No entanto, apesar de discreta, a apresentadora nunca foi uma persona ou alguma máscara para esconder um dilema. Com isso, a grande sorte da produção é a simples presença da Rainha dos Baixinhos como a protagonista central, uma vez que não existe uma face oculta a ser desvendada. Como ela própria descreve no documentário, Xuxa se tornou algo entre uma babá eletrônica e a professora que não puxa a orelha quando os televisores passaram a fazer parte do convívio diário das famílias, assim, com tamanho fanatismo e incontáveis situações icônicas, não sobra muito espaço para adentrar com a devida profundidade em seu íntimo.
É quando o documentário consegue brechas de privacidade que o seriado parece finalmente engatar, porém, até isso acontecer, os capítulos Supernova e O Mundo a Seus Pés esbarram nas grandes conquistas da carreira artística de Xuxa, o que, primeiramente, não prova nada para além do que já é de conhecimento geral. Mesmo que possam ser considerados os mais fracos em termos de atratividade, principalmente por atravessarem de forma rasa por tópicos sensíveis – como o breve encontro com o ator mirim do filme Amor Estranho Amor (1982) –, ambos acabam sendo mais coerentes em comparação aos demais.
Genuína, Maria da Graça Meneghel ultrapassou o público-alvo infantil para se consagrar na cultura como um todo. Firmando parcerias duradouras com a emissora TV Globo e a gravadora Som Livre, a Rainha dos Baixinhos criou até mesmo uma das profissões mais desejadas pelas jovens do século passado: o cargo de paquita. Alta, loira e dos olhos azuis, ela passou a ser um biotipo a ser vendido e exportado mundo afora como uma boneca, em que nem mesmo o fracasso comercial nos Estados Unidos, território da primeira assistente de palco negra – outra questão abordada com rapidez pelo seriado –, a impediu de ser um símbolo universal.
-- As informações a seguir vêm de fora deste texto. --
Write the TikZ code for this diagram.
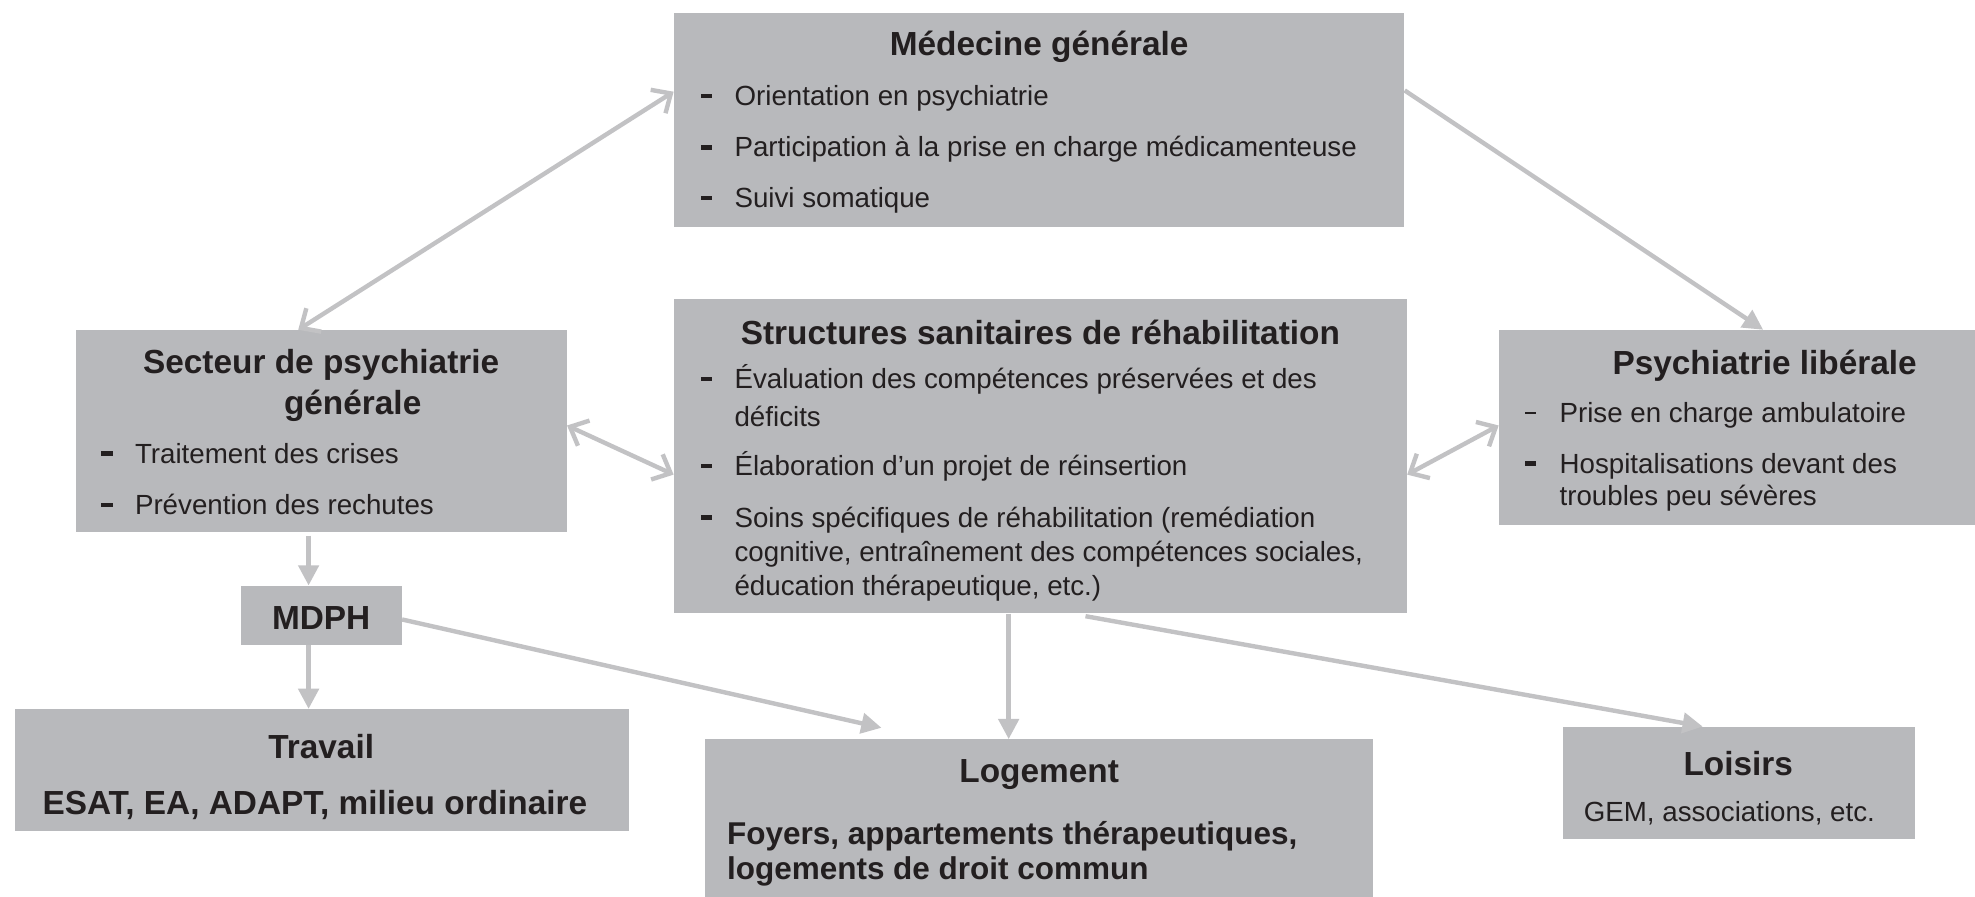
\documentclass[tikz,border=0pt]{standalone}
\usepackage{fontspec}
\setmainfont{Liberation Sans}
\usetikzlibrary{arrows.meta,fit}
\definecolor{boxgray}{RGB}{184,185,188}
\definecolor{arrgray}{RGB}{194,194,196}
\definecolor{txt}{RGB}{35,31,32}
\tikzset{
  box/.style={fill=boxgray, draw=none, inner sep=0pt},
  ttl/.style={font=\fontsize{26.5}{31}\selectfont\bfseries, text=txt, inner sep=0pt, yshift=-3pt},
  body/.style={font=\fontsize{22}{27}\selectfont, text=txt, inner sep=0pt, anchor=mid west, yshift=-5pt},
  bbody/.style={font=\fontsize{25}{30}\selectfont\bfseries, text=txt, inner sep=0pt, anchor=mid west, yshift=-6pt},
  bul/.style={fill=txt, inner sep=0pt, minimum width=9pt, minimum height=3.5pt},
  arr/.style={draw=arrgray, line width=3.5pt, -{Triangle[length=16pt,width=16pt]}},
  dbl/.style={draw=arrgray, line width=3.5pt, {Straight Barb[length=12pt,width=22pt,line width=3.5pt]}-{Straight Barb[length=12pt,width=22pt,line width=3.5pt]}},
}
\begin{document}
\begin{tikzpicture}[x=1pt,y=-1pt]
\useasboundingbox (0,0) rectangle (1568,712);
% boxes
\node[box, fit={(535,10)(1115,180)}] (med) {};
\node[box, fit={(535,237)(1117,487)}] (str) {};
\node[box, fit={(60,262)(450,422)}] (sec) {};
\node[box, fit={(1190,262)(1568,417)}] (lib) {};
\node[box, fit={(191,465)(319,512)}] (mdph) {};
\node[box, fit={(12,563)(499,660)}] (trav) {};
\node[box, fit={(560,587)(1090,712)}] (loge) {};
\node[box, fit={(1241,577)(1520,666)}] (lois) {};

% Medecine generale
\node[ttl] (medt) at (825,34) {Médecine générale};
\node[bul] (medb1) at (561,76) {};
\node[body] (med1) at (583,76) {Orientation en psychiatrie};
\node[bul] (medb2) at (561,117) {};
\node[body] (med2) at (583,117) {Participation à la prise en charge médicamenteuse};
\node[bul] (medb3) at (561,157) {};
\node[body] (med3) at (583,157) {Suivi somatique};

% Structures sanitaires
\node[ttl] (strt) at (826,261) {Structures sanitaires de réhabilitation};
\node[bul] (strb1) at (561,301) {};
\node[body] (str1a) at (583,301) {Évaluation des compétences préservées et des};
\node[body] (str1b) at (583,331) {déficits};
\node[bul] (strb2) at (561,370) {};
\node[body] (str2) at (583,370) {Élaboration d’un projet de réinsertion};
\node[bul] (strb3) at (561,411) {};
\node[body] (str3a) at (583,411) {Soins spécifiques de réhabilitation (remédiation};
\node[body] (str3b) at (583,438) {cognitive, entraînement des compétences sociales,};
\node[body] (str3c) at (583,465) {éducation thérapeutique, etc.)};

% Secteur
\node[ttl] (sect1) at (255,287) {Secteur de psychiatrie};
\node[ttl] (sect2) at (280,319) {générale};
\node[bul] (secb1) at (85,360) {};
\node[body] (sec1) at (107,360) {Traitement des crises};
\node[bul] (secb2) at (85,401) {};
\node[body] (sec2) at (107,401) {Prévention des rechutes};

% Psychiatrie liberale
\node[ttl] (libt) at (1401,287) {Psychiatrie libérale};
\node[bul, minimum height=2pt] (libb1) at (1215,328) {};
\node[body] (lib1) at (1238,328) {Prise en charge ambulatoire};
\node[bul] (libb2) at (1215,368) {};
\node[body] (lib2a) at (1238,368) {Hospitalisations devant des};
\node[body] (lib2b) at (1238,394) {troubles peu sévères};

% MDPH
\node[ttl] (mdpht) at (255,488) {MDPH};

% Travail
\node[ttl] (travt) at (255,590) {Travail};
\node[ttl] (trav1) at (250,636) {ESAT, EA, ADAPT, milieu ordinaire};

% Logement
\node[ttl] (loget) at (825,612) {Logement};
\node[bbody] (loge1) at (577,662) {Foyers, appartements thérapeutiques,};
\node[bbody] (loge2) at (577,690) {logements de droit commun};

% Loisirs
\node[ttl] (loist) at (1380,603) {Loisirs};
\node[body, anchor=center, yshift=3pt] (lois1) at (1373,644) {GEM, associations, etc.};

% connectors
\draw[dbl] ([yshift=-63pt]med.north west) -- ([xshift=177pt]sec.north west);
\draw[arr] ([yshift=-62pt]med.north east) -- ([xshift=210pt]lib.north west);
\draw[dbl] ([yshift=-76pt]sec.north east) -- ([yshift=-140pt]str.north west);
\draw[dbl] ([yshift=-140pt]str.north east) -- ([yshift=-76pt]lib.north west);
\draw[arr] ([xshift=-10pt,yshift=-3pt]sec.south -| mdph.north) -- ([xshift=-10pt]mdph.north);
\draw[arr] ([xshift=-10pt]mdph.south) -- ([xshift=-10pt]mdph.south |- trav.north);
\draw[arr] ([yshift=-27pt]mdph.north east) -- ([xshift=140pt,yshift=9pt]loge.north west);
\draw[arr] ([xshift=266pt]str.south west) -- ([xshift=241pt]loge.north west);
\draw[arr] ([xshift=327pt,yshift=-2pt]str.south west) -- ([xshift=111pt]lois.north west);
\end{tikzpicture}
\end{document}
O roteiro de Camila Appel, por vezes inconsistente em meio a desnecessária ênfase nos relacionamentos amorosos de Xuxa, finalmente encontra a fórmula mágica com Amor, Morte. Vida, Fogo. Embora trate Ayrton Senna e Adriane Galisteu com uma falta de senso vergonhosa, o capítulo acerta como nenhum outro ao abordar os efeitos colaterais do fenômeno, ao mesmo tempo em que deixa nítido como a apresentadora é realmente tudo que ela representa. Aqui, os depoimentos do segurança Magno Chaves e a exibição inédita do nascimento da filha, Sasha Meneghel, elevam a qualidade sensível do conteúdo ao ápice.
Tal comoção se repete no episódio final Uma Velha Chocante, que exibe a tomada do controle da narrativa por parte de Maria da Graça Meneghel. O desfecho tem lá a sua dose de moralismo e propaganda, mas vem em ótimo momento por suceder o fatídico reencontro da artista com sua ex-empresária, Marlene Mattos. Sentadas em uma sala de teatro com Pedro Bial constantemente interrogando as duas, Encontros e Despedidas embrulha o estômago e somente uma rede social tão inóspita como o Twitter, agora X, poderia julgar que Mattos teria saído por cima quando ela admite não se arrepender de grande parte dos seus atos.
Às vezes perdida no universo de infinitas possibilidades proporcionado pelo império do entretenimento construído por Xuxa, a série do Globoplay trata a apresentadora exatamente como nas palavras de Renato Aragão: “A Xuxa nasceu pra ser uma estrela. Se ela não fosse uma estrela de Televisão, de palco. Ela seria uma estrela do mar, uma estrela do céu, uma coisa assim”. Com uma protagonista que se assemelha a tantas figuras femininas que meninas e meninos crescem admirando, Xuxa, o Documentário apresenta falhas técnicas dolorosas, mas que, diante da grandiosidade singular da Rainha dos Baixinhos, têm a sorte de serem perdoadas.